Transparent Communication with Stakeholders
A smooth restructuring depends heavily on trust. Business owners must prioritize clear, consistent, and transparent communication with all stakeholders throughout the process. Employees need reassurance about their job security and service conditions. Creditors need to understand how their debts will be handled. Customers and suppliers need to be confident in the continuity of the business. Proactive communication can prevent rumours, maintain morale, and ensure a seamless transition for the business operations post-restructuring.
Conclusion
Corporate restructuring offers a powerful pathway to growth, efficiency, and strategic realignment for Indian businesses. However, the path is layered with complex legal and compliance requirements. From seeking NCLT approval under the Companies Act to navigating the anti-competition checks by the CCI and managing the intricate tax and stamp duty implications, the process demands meticulous planning and expert execution. Success is not just about the strategic vision; it’s about flawlessly executing every legal and compliance checkpoint along the way. A thorough understanding of corporate restructuring legal considerations is the first and most critical step towards transforming your business in a way that is not only profitable but also legally sound and sustainable.
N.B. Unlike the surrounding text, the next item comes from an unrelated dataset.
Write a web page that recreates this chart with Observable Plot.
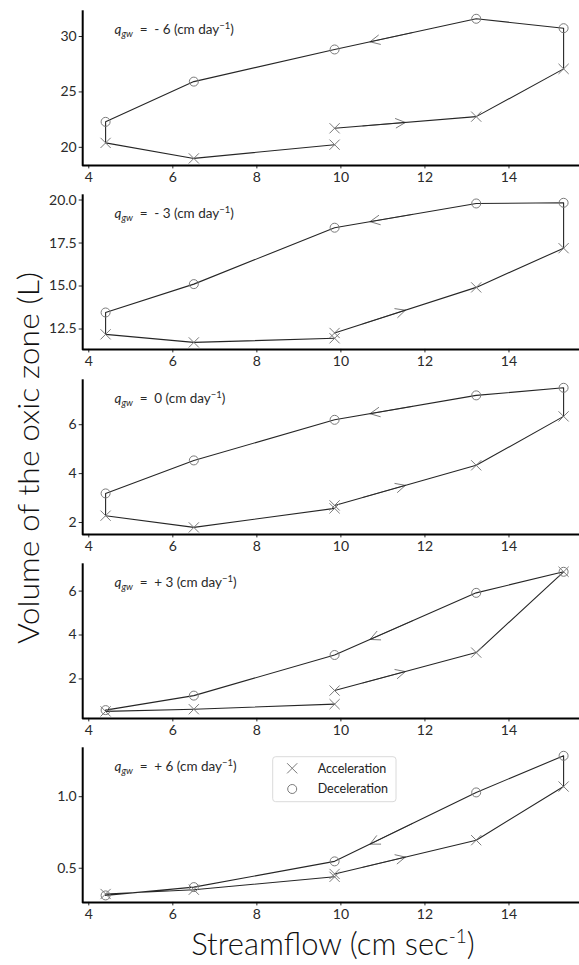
<!DOCTYPE html>
<html>
<head>
<meta charset="utf-8">
<script src="https://cdn.jsdelivr.net/npm/d3@7"></script>
<script src="https://cdn.jsdelivr.net/npm/@observablehq/plot@0.6"></script>
<style>
  html, body { margin: 0; padding: 0; background: #fff; }
  #wrap { position: relative; width: 579px; height: 965px; overflow: hidden; font-family: Lato, "Open Sans", sans-serif; }
  #wrap > svg { position: absolute; left: 0; }
</style>
</head>
<body>
<div id="wrap"></div>
<script>
// ---- data: one hydrograph cycle (start at mean flow, rise, fall, rise back) ----
const flowCycle  = [9.85, 13.22, 15.3, 15.3, 13.22, 9.85, 6.5, 4.4, 4.4, 6.5, 9.85];
const phaseCycle = ["Acceleration", "Acceleration", "Acceleration",
                    "Deceleration", "Deceleration", "Deceleration", "Deceleration", "Deceleration",
                    "Acceleration", "Acceleration", "Acceleration"];

// oxic-zone volume (L) along the cycle, one array per groundwater flux
const volQgwMinus6 = [21.72, 22.77, 27.08, 30.75, 31.6, 28.83, 25.93, 22.3, 20.4, 19.0, 20.24];
const volQgwMinus3 = [12.27, 14.92, 17.2, 19.84, 19.8, 18.39, 15.11, 13.46, 12.19, 11.72, 11.96];
const volQgwZero   = [2.70, 4.34, 6.34, 7.51, 7.20, 6.20, 4.54, 3.19, 2.28, 1.80, 2.58];
const volQgwPlus3  = [1.47, 3.20, 6.88, 6.88, 5.92, 3.09, 1.24, 0.58, 0.52, 0.62, 0.85];
const volQgwPlus6  = [0.46, 0.696, 1.071, 1.286, 1.03, 0.548, 0.368, 0.31, 0.32, 0.35, 0.44];

const qgwLabels = ["- 6", "- 3", "0", "+ 3", "+ 6"];
const yTickValues = [[20, 25, 30], [12.5, 15, 17.5, 20], [2, 4, 6], [2, 4, 6], [0.5, 1.0]];
const yTickFormats = ["d", ".1f", "d", "d", ".1f"];
const xTickValues = [4, 6, 8, 10, 12, 14];
const legendLabels = ["Acceleration", "Deceleration"];

const series = [volQgwMinus6, volQgwMinus3, volQgwZero, volQgwPlus3, volQgwPlus6];

// ---- layout ----
const W = 579;
const STEP = 184.3, FRAME_TOP = 11.3, FRAME_H = 153.6, SVG_H = 186;
const LEFT = 82.2, RIGHT_END = 586;
const LINE = "#262626", MARK = "#7a7a7a";
const FONT = "Lato, 'Open Sans', sans-serif";

function pad(ext) { const m = (ext[1] - ext[0]) * 0.05; return [ext[0] - m, ext[1] + m]; }
const xDom = pad(d3.extent(flowCycle));

function along(data, i, j, t0, t1) {
  const a = data[i], b = data[j];
  return {
    x1: a.flow + (b.flow - a.flow) * t0, y1: a.vol + (b.vol - a.vol) * t0,
    x2: a.flow + (b.flow - a.flow) * t1, y2: a.vol + (b.vol - a.vol) * t1
  };
}

const wrap = document.getElementById("wrap");

series.forEach((vals, i) => {
  const data = flowCycle.map((f, j) => ({flow: f, vol: vals[j], phase: phaseCycle[j]}));
  const yDom = pad(d3.extent(vals));
  const arrows = [along(data, 0, 1, 0.2, 0.5), along(data, 4, 5, 0.45, 0.75)];
  const svg = Plot.plot({
    width: W, height: SVG_H,
    marginLeft: LEFT, marginRight: 0, marginTop: FRAME_TOP, marginBottom: SVG_H - FRAME_TOP - FRAME_H,
    style: {background: "transparent", overflow: "visible", fontFamily: FONT, fontSize: "14px", color: "#2a2a2a"},
    x: {domain: xDom, range: [LEFT, RIGHT_END], ticks: xTickValues, tickFormat: d3.format("d"), tickSize: 3.5, tickPadding: 3, label: null},
    y: {domain: yDom, ticks: yTickValues[i], tickFormat: d3.format(yTickFormats[i]), tickSize: 3.5, tickPadding: 2.5, label: null},
    marks: [
      Plot.arrow(arrows, {x1: "x1", y1: "y1", x2: "x2", y2: "y2", stroke: MARK, strokeWidth: 1, headLength: 16, headAngle: 52}),
      Plot.line(data, {x: "flow", y: "vol", stroke: LINE, strokeWidth: 1.1}),
      Plot.dot(data.filter(d => d.phase === "Acceleration"), {x: "flow", y: "vol", symbol: "times", r: 4.7, stroke: MARK, strokeWidth: 1}),
      Plot.dot(data.filter(d => d.phase === "Deceleration"), {x: "flow", y: "vol", symbol: "circle", r: 4.5, stroke: MARK, fill: "none", strokeWidth: 1}),
      Plot.ruleX([xDom[0]], {stroke: "#000", strokeWidth: 2, strokeLinecap: "square"}),
      Plot.ruleY([yDom[0]], {stroke: "#000", strokeWidth: 2}),
      Plot.text([qgwLabels[i]], {frameAnchor: "top-left", dx: 31.8, dy: 18, text: d => d, fontSize: 13.5, textAnchor: "start", lineAnchor: "middle", fill: "#2a2a2a"})
    ]
  });
  svg.style.top = (STEP * i) + "px";
  // rich text: q_gw = ... (cm day^-1)
  d3.select(svg).selectAll('g[aria-label="text"] text').each(function() {
    const t = d3.select(this);
    const label = t.text();
    t.text(null);
    t.append("tspan").attr("font-style", "italic").text("q");
    t.append("tspan").attr("font-style", "italic").attr("font-size", 9.5).attr("dy", 3).text("gw");
    t.append("tspan").attr("dy", -3).text("\u2002=\u2002" + label + " (cm day");
    t.append("tspan").attr("font-size", 9.5).attr("dy", -5).text("\u22121");
    t.append("tspan").attr("dy", 5).text(")");
  });
  wrap.appendChild(svg);
});

// ---- overlay: axis titles and legend ----
const ov = d3.select(wrap).append("svg")
  .attr("width", W).attr("height", 965)
  .style("top", "0px")
  .attr("font-family", FONT);

ov.append("text")
  .attr("transform", "translate(39,458) rotate(-90)")
  .attr("text-anchor", "middle")
  .attr("font-size", 29.5).attr("font-weight", 300).attr("fill", "#111")
  .attr("textLength", 372).attr("lengthAdjust", "spacingAndGlyphs")
  .text("Volume of the oxic zone (L)");

const xl = ov.append("text")
  .attr("x", 333).attr("y", 955)
  .attr("text-anchor", "middle")
  .attr("font-size", 31).attr("font-weight", 300).attr("fill", "#111");
xl.append("tspan").text("Streamflow (cm sec");
xl.append("tspan").attr("font-size", 19).attr("dy", -12).text("-1");
xl.append("tspan").attr("dy", 12).text(")");

const lg = ov.append("g").attr("transform", "translate(272.7,756.7)");
lg.append("rect").attr("width", 123.3).attr("height", 45).attr("rx", 3)
  .attr("fill", "#fff").attr("fill-opacity", 0.8).attr("stroke", "#dadada").attr("stroke-width", 1);
const legSymbols = [d3.symbolTimes, d3.symbolCircle];
const legSizes = [Math.PI * 4.7 * 4.7, Math.PI * 4.5 * 4.5];
legendLabels.forEach((lab, k) => {
  lg.append("path")
    .attr("transform", `translate(19.5,${11.6 + k * 20.7})`)
    .attr("d", d3.symbol(legSymbols[k], legSizes[k])())
    .attr("fill", "none").attr("stroke", MARK).attr("stroke-width", 1);
  lg.append("text")
    .attr("x", 45).attr("y", 16 + k * 20.7)
    .attr("font-size", 12.5).attr("fill", "#222")
    .text(lab);
});
</script>
</body>
</html>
The complexities of legal compliance for corporate restructuring in India can be daunting. Don’t navigate it alone. Contact TaxRobo’s expert legal and financial team today for end-to-end guidance on your restructuring journey.
Frequently Asked Questions (FAQs)
1. What is the first legal step in a corporate restructuring process in India?
Answer: The first formal legal step is typically the preparation of a draft ‘Scheme of Arrangement’ (for a merger/demerger). This detailed document outlines the entire plan, rationale, and effects of the restructuring. Following this, the scheme must be approved by the company’s Board of Directors through a formal board resolution before it can be submitted to any regulatory authority.
2. Can a small private limited company merge without the lengthy NCLT approval process?
Answer: Yes. Section 233 of the Companies Act, 2013, provides for a “Fast Track Merger” for certain classes of companies, including mergers between two or more small companies, or between a holding company and its wholly-owned subsidiary. This process is significantly faster and less expensive as it bypasses the need for NCLT approval and is instead approved by central government authorities like the Regional Director (RD) and the Official Liquidator.
3. How are employee rights protected during corporate restructuring?
Answer: Employee rights are a key consideration. The Companies Act, 2013, mandates that the NCLT must consider the interests of employees before approving any restructuring scheme. A crucial condition is that the terms of service for employees in the new or restructured entity must not be less favorable than their existing terms. Furthermore, labor laws like the Industrial Disputes Act, 1947, which contain provisions regarding retrenchment, compensation, and transfer of undertaking, continue to apply and protect employee interests.
4. What are the main tax benefits of a compliant corporate restructuring?
Answer: The primary tax benefits, assuming the restructuring fully complies with the conditions specified in the Income Tax Act, 1961, are twofold. First is tax neutrality, which means there is no capital gains tax levied on the transfer of assets for the company or on the exchange of shares for its shareholders. Second is the ability for the new (amalgamated) company to carry forward and set off the accumulated business losses and unabsorbed depreciation of the old (amalgamating) company against its own future profits, which can provide significant tax savings.